# [Data segment]
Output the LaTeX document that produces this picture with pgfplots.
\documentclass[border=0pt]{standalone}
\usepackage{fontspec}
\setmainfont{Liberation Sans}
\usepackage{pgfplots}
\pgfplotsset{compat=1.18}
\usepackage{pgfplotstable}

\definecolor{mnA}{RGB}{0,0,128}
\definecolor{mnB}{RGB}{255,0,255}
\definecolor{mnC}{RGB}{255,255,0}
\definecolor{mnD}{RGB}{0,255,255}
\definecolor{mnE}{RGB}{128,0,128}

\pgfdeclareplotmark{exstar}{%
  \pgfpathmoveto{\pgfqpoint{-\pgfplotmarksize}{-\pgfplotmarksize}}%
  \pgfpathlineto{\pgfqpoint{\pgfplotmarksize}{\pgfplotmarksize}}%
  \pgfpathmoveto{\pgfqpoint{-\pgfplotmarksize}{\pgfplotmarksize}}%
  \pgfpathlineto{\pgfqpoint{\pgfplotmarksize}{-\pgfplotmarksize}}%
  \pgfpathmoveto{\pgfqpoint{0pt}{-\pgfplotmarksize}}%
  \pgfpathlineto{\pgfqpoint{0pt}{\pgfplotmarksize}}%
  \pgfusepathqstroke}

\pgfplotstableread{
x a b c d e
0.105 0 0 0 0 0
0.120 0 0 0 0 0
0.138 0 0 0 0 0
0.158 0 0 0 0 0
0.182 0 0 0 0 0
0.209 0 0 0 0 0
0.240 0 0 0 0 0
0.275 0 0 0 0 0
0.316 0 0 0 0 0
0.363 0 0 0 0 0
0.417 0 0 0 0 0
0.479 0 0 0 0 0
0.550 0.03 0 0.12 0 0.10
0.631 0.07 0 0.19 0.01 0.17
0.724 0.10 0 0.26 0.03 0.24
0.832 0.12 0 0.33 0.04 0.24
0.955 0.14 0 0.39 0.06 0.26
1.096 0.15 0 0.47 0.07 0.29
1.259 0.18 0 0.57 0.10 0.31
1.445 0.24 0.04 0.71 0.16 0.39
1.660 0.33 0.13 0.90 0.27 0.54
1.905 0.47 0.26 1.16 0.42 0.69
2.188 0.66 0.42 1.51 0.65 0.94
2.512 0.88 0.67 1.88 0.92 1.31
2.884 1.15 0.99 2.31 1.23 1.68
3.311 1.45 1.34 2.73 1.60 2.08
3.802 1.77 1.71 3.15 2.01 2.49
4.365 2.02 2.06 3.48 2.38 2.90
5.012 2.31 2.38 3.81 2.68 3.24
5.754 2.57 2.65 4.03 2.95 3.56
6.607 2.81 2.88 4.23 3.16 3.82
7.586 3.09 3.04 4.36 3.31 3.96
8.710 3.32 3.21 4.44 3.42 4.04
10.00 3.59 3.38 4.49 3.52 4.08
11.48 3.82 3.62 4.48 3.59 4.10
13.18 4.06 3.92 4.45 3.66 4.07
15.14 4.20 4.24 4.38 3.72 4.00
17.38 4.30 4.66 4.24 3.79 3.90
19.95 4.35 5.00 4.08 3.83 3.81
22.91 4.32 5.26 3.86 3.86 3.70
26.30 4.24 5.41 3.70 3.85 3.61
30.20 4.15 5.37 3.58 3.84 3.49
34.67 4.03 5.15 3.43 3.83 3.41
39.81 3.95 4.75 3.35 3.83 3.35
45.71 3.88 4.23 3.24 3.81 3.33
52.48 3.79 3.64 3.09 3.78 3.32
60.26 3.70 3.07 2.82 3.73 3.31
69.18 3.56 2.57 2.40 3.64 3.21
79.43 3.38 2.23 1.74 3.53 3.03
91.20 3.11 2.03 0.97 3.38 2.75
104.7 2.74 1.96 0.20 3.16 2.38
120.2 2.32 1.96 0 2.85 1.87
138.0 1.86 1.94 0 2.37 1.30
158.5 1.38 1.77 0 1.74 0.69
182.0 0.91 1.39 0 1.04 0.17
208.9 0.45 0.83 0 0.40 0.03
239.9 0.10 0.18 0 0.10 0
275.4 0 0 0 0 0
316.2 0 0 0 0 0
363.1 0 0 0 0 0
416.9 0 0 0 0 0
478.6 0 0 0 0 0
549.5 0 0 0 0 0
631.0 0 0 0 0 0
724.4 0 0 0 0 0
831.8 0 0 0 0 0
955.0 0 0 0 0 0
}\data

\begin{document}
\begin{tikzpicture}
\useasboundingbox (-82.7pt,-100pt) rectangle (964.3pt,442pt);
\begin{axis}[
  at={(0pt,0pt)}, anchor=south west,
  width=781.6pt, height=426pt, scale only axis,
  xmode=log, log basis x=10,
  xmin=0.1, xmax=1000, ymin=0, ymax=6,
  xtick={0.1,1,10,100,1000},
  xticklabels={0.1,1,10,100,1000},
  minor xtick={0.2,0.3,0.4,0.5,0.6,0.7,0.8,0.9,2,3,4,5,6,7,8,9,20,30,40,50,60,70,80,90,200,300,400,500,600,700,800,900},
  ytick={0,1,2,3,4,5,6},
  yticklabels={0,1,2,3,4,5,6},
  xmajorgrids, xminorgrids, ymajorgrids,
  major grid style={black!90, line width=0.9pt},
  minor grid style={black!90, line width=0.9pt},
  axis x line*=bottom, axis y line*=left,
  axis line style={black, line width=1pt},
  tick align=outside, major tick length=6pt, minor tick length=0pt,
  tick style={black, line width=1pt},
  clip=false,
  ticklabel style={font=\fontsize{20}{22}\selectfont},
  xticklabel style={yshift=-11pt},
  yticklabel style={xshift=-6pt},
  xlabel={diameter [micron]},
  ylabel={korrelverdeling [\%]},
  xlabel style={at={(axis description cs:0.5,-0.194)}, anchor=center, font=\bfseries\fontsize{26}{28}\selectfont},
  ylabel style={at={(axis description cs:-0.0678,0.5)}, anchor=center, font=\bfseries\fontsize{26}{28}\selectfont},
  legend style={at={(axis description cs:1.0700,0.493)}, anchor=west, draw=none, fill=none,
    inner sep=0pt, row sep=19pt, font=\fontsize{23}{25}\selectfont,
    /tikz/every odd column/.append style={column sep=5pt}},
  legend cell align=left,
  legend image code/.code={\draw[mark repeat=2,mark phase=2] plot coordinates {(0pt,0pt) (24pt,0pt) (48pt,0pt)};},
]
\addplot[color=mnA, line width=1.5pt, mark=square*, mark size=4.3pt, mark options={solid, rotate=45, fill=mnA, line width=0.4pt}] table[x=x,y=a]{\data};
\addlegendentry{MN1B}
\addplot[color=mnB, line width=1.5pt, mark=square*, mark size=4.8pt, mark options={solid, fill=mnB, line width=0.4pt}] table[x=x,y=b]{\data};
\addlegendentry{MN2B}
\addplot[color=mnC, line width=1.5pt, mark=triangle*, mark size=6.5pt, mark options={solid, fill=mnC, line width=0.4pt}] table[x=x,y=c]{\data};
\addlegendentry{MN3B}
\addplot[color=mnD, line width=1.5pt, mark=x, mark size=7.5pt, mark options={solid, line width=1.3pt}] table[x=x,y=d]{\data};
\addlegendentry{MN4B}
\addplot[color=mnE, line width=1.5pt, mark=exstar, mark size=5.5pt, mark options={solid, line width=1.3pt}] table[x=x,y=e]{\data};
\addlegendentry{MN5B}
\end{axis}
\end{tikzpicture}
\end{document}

# [Your objective]
Print the material once more, exactly.

# [Reply]
Output the LaTeX document that produces this picture with pgfplots.
\documentclass[border=0pt]{standalone}
\usepackage{fontspec}
\setmainfont{Liberation Sans}
\usepackage{pgfplots}
\pgfplotsset{compat=1.18}
\usepackage{pgfplotstable}

\definecolor{mnA}{RGB}{0,0,128}
\definecolor{mnB}{RGB}{255,0,255}
\definecolor{mnC}{RGB}{255,255,0}
\definecolor{mnD}{RGB}{0,255,255}
\definecolor{mnE}{RGB}{128,0,128}

\pgfdeclareplotmark{exstar}{%
  \pgfpathmoveto{\pgfqpoint{-\pgfplotmarksize}{-\pgfplotmarksize}}%
  \pgfpathlineto{\pgfqpoint{\pgfplotmarksize}{\pgfplotmarksize}}%
  \pgfpathmoveto{\pgfqpoint{-\pgfplotmarksize}{\pgfplotmarksize}}%
  \pgfpathlineto{\pgfqpoint{\pgfplotmarksize}{-\pgfplotmarksize}}%
  \pgfpathmoveto{\pgfqpoint{0pt}{-\pgfplotmarksize}}%
  \pgfpathlineto{\pgfqpoint{0pt}{\pgfplotmarksize}}%
  \pgfusepathqstroke}

\pgfplotstableread{
x a b c d e
0.105 0 0 0 0 0
0.120 0 0 0 0 0
0.138 0 0 0 0 0
0.158 0 0 0 0 0
0.182 0 0 0 0 0
0.209 0 0 0 0 0
0.240 0 0 0 0 0
0.275 0 0 0 0 0
0.316 0 0 0 0 0
0.363 0 0 0 0 0
0.417 0 0 0 0 0
0.479 0 0 0 0 0
0.550 0.03 0 0.12 0 0.10
0.631 0.07 0 0.19 0.01 0.17
0.724 0.10 0 0.26 0.03 0.24
0.832 0.12 0 0.33 0.04 0.24
0.955 0.14 0 0.39 0.06 0.26
1.096 0.15 0 0.47 0.07 0.29
1.259 0.18 0 0.57 0.10 0.31
1.445 0.24 0.04 0.71 0.16 0.39
1.660 0.33 0.13 0.90 0.27 0.54
1.905 0.47 0.26 1.16 0.42 0.69
2.188 0.66 0.42 1.51 0.65 0.94
2.512 0.88 0.67 1.88 0.92 1.31
2.884 1.15 0.99 2.31 1.23 1.68
3.311 1.45 1.34 2.73 1.60 2.08
3.802 1.77 1.71 3.15 2.01 2.49
4.365 2.02 2.06 3.48 2.38 2.90
5.012 2.31 2.38 3.81 2.68 3.24
5.754 2.57 2.65 4.03 2.95 3.56
6.607 2.81 2.88 4.23 3.16 3.82
7.586 3.09 3.04 4.36 3.31 3.96
8.710 3.32 3.21 4.44 3.42 4.04
10.00 3.59 3.38 4.49 3.52 4.08
11.48 3.82 3.62 4.48 3.59 4.10
13.18 4.06 3.92 4.45 3.66 4.07
15.14 4.20 4.24 4.38 3.72 4.00
17.38 4.30 4.66 4.24 3.79 3.90
19.95 4.35 5.00 4.08 3.83 3.81
22.91 4.32 5.26 3.86 3.86 3.70
26.30 4.24 5.41 3.70 3.85 3.61
30.20 4.15 5.37 3.58 3.84 3.49
34.67 4.03 5.15 3.43 3.83 3.41
39.81 3.95 4.75 3.35 3.83 3.35
45.71 3.88 4.23 3.24 3.81 3.33
52.48 3.79 3.64 3.09 3.78 3.32
60.26 3.70 3.07 2.82 3.73 3.31
69.18 3.56 2.57 2.40 3.64 3.21
79.43 3.38 2.23 1.74 3.53 3.03
91.20 3.11 2.03 0.97 3.38 2.75
104.7 2.74 1.96 0.20 3.16 2.38
120.2 2.32 1.96 0 2.85 1.87
138.0 1.86 1.94 0 2.37 1.30
158.5 1.38 1.77 0 1.74 0.69
182.0 0.91 1.39 0 1.04 0.17
208.9 0.45 0.83 0 0.40 0.03
239.9 0.10 0.18 0 0.10 0
275.4 0 0 0 0 0
316.2 0 0 0 0 0
363.1 0 0 0 0 0
416.9 0 0 0 0 0
478.6 0 0 0 0 0
549.5 0 0 0 0 0
631.0 0 0 0 0 0
724.4 0 0 0 0 0
831.8 0 0 0 0 0
955.0 0 0 0 0 0
}\data

\begin{document}
\begin{tikzpicture}
\useasboundingbox (-82.7pt,-100pt) rectangle (964.3pt,442pt);
\begin{axis}[
  at={(0pt,0pt)}, anchor=south west,
  width=781.6pt, height=426pt, scale only axis,
  xmode=log, log basis x=10,
  xmin=0.1, xmax=1000, ymin=0, ymax=6,
  xtick={0.1,1,10,100,1000},
  xticklabels={0.1,1,10,100,1000},
  minor xtick={0.2,0.3,0.4,0.5,0.6,0.7,0.8,0.9,2,3,4,5,6,7,8,9,20,30,40,50,60,70,80,90,200,300,400,500,600,700,800,900},
  ytick={0,1,2,3,4,5,6},
  yticklabels={0,1,2,3,4,5,6},
  xmajorgrids, xminorgrids, ymajorgrids,
  major grid style={black!90, line width=0.9pt},
  minor grid style={black!90, line width=0.9pt},
  axis x line*=bottom, axis y line*=left,
  axis line style={black, line width=1pt},
  tick align=outside, major tick length=6pt, minor tick length=0pt,
  tick style={black, line width=1pt},
  clip=false,
  ticklabel style={font=\fontsize{20}{22}\selectfont},
  xticklabel style={yshift=-11pt},
  yticklabel style={xshift=-6pt},
  xlabel={diameter [micron]},
  ylabel={korrelverdeling [\%]},
  xlabel style={at={(axis description cs:0.5,-0.194)}, anchor=center, font=\bfseries\fontsize{26}{28}\selectfont},
  ylabel style={at={(axis description cs:-0.0678,0.5)}, anchor=center, font=\bfseries\fontsize{26}{28}\selectfont},
  legend style={at={(axis description cs:1.0700,0.493)}, anchor=west, draw=none, fill=none,
    inner sep=0pt, row sep=19pt, font=\fontsize{23}{25}\selectfont,
    /tikz/every odd column/.append style={column sep=5pt}},
  legend cell align=left,
  legend image code/.code={\draw[mark repeat=2,mark phase=2] plot coordinates {(0pt,0pt) (24pt,0pt) (48pt,0pt)};},
]
\addplot[color=mnA, line width=1.5pt, mark=square*, mark size=4.3pt, mark options={solid, rotate=45, fill=mnA, line width=0.4pt}] table[x=x,y=a]{\data};
\addlegendentry{MN1B}
\addplot[color=mnB, line width=1.5pt, mark=square*, mark size=4.8pt, mark options={solid, fill=mnB, line width=0.4pt}] table[x=x,y=b]{\data};
\addlegendentry{MN2B}
\addplot[color=mnC, line width=1.5pt, mark=triangle*, mark size=6.5pt, mark options={solid, fill=mnC, line width=0.4pt}] table[x=x,y=c]{\data};
\addlegendentry{MN3B}
\addplot[color=mnD, line width=1.5pt, mark=x, mark size=7.5pt, mark options={solid, line width=1.3pt}] table[x=x,y=d]{\data};
\addlegendentry{MN4B}
\addplot[color=mnE, line width=1.5pt, mark=exstar, mark size=5.5pt, mark options={solid, line width=1.3pt}] table[x=x,y=e]{\data};
\addlegendentry{MN5B}
\end{axis}
\end{tikzpicture}
\end{document}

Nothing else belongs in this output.